The Larches has many merits, but one reader found it more or less boring. Its story is of the relationship of an elderly, prosperous widower and his only son, Francis, and it is worked out quite skilfully through their divided and reciprocal emotions and memories, examined and re-established throughout the day preceding the widower's second marriage. These emotions and memories revolve, naturally, around the dead wife and mother, Margaret, and we are shown the vanished life of The Larches as husband and child remember it. Margaret, in her re-creation, has moments of real beauty and brilliance, and the form of the book—chapters of memory alternating easily and naturally with chapters of actuality—is well controlled. But on the whole the story has a certain flatness—it is not as good as its conception, and whereas it states certain quite credible domestic problems, it does not create them. Jim, for instance, Stephen's life-long friend, whose influence on the household, on Stephen himself, on Margaret, on the child Francis, is said to be so marked, is merely stated and over- stated. He is never created and resolved. He is a worry where he should have been a potent theme. Stephen, too, though quite touching at times, appears to me to have moments of perceptiveness imposed on him by the authors which go inexplicably beyond his native capacities as these are elsewhere and generally suggested. They have an effect of distortion which arouses suspicion as to the all-round reliability of the book. Francis, on the other hand, often seems in action or conversation somewhat too dull and adaptable for a creature of established sensibility. Believing in his vulnerable young spirit we are all the more teased and depressed by his ineffectiveness. But the book has many excellences, and Margaret is a touching, gently lighted figure.

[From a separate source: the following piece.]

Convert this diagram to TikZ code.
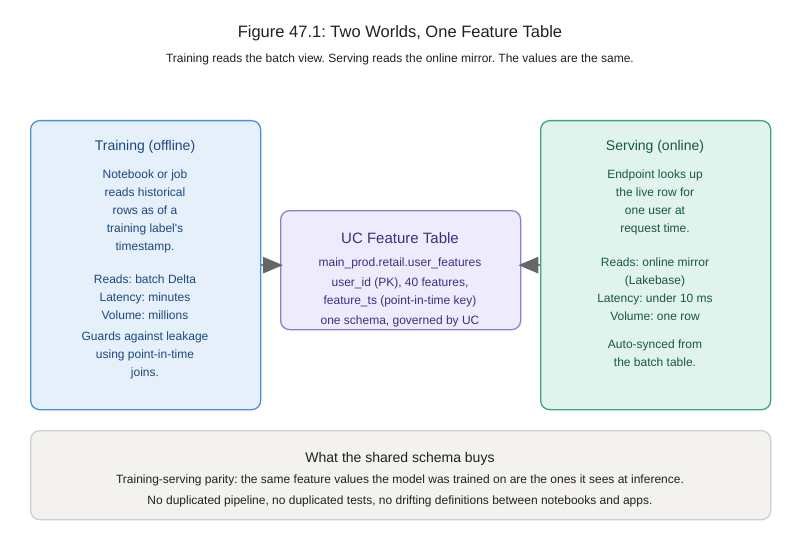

Kanthapura, by Raja Rao, is very interesting. To be frank, I dreaded it, riding off for some reason on the idea that it was going to be a very dreadful Indian whimsy. It is in fact a little whimsical in tone, which is a pity—but that is merely because it is told as by an old woman in the village of Kanthapura, through whose entirely unsophisticated eyes we are asked to view certain most interesting and pointed developments of modern rural life in India. The gospel of Mahatma Gandhi reaching this village through one of its enlightened young men, and adapted to local religious legend and tradition by a regional poet, brings great changes to pass before the old woman's eyes, and in herself too. A great naturalness and sweetness pervade the story, and a' humour, very local and characteristic- seeming, but nevertheless relating it to village life the world over. I commend this fresh, surprising book to all who care for the true India, for their fellow-men in general, and for a good story well pointed to instruct while it pleases.